The individual fans have aluminum fan wheels turned by heavy-duty, three-phase, direct-drive motors operating at 208 Vac. Vaughn points out, “The direct-drive feature means higher reliability, with fewer bearings that by design require minimal maintenance. Because the fans are direct driven, there are no belts to maintain. This reduces maintenance costs.”
He adds that the fan rotors are precision balanced and there is no need for spring isolation for the FANWALL array. The fans are equipped with two variable-frequency drives (VFDs), either one of which can operate all six motors. The system is designed to alternate the two VFDs to give them equal hours and ensure availability of a backup. Again, in the worst case, the six fans could all be operated effectively on line voltage at 60 Hz.
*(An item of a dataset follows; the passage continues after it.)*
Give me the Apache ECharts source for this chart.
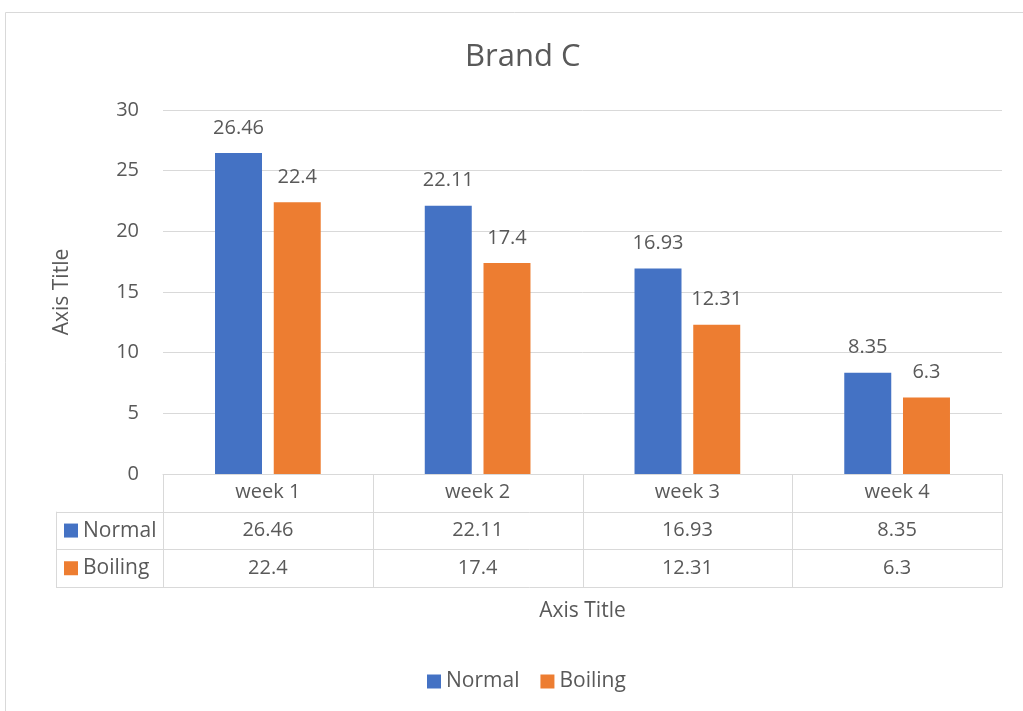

According to Fred Henke, in addition to the added system redundancy, another benefit is the lower acoustic signature of the FANWALL system. “I was very impressed at the low noise level of this product. I believe that’s a result of the laminar air flow, the smaller motor sizes, and the direct-drive design. It really is remarkably quiet considering the volume of air it is moving.”
The air handler serves three surgical suites, providing 13,615 cfm at a total static pressure of 7.25 inches. The air is comprehensively filtered, with two-inch 30% pleated flat filters and a 45% bag filter upstream of the FANWALL, then a 95% bag filter and final ceiling-mounted HEPA filters mounted external to the air handler. The system also has a plug fan for the return to the air handler, but Vaughn notes that the system can still operate effectively in the event of the loss of the return-air fan.
Eversole points out that, in the surgical suites, temperatures of 60°F or even lower are often requested. The temperature requirements in the spaces can change quickly with different surgeons and varying procedures. “With 20 air changes an hour, we can respond to changing temperature requirements quickly.”
“This was a very timely solution,” he says. “It gives us redundancy, better airflow, and acoustic performance in a small package.” He appreciates the help they received from Rusty at Texas AirSystems and from Fred at Piazza Engineering in getting this revised system designed and implemented. He smiles, “Now that I know about this solution, we will definitely be considering it for additional projects in the near future.”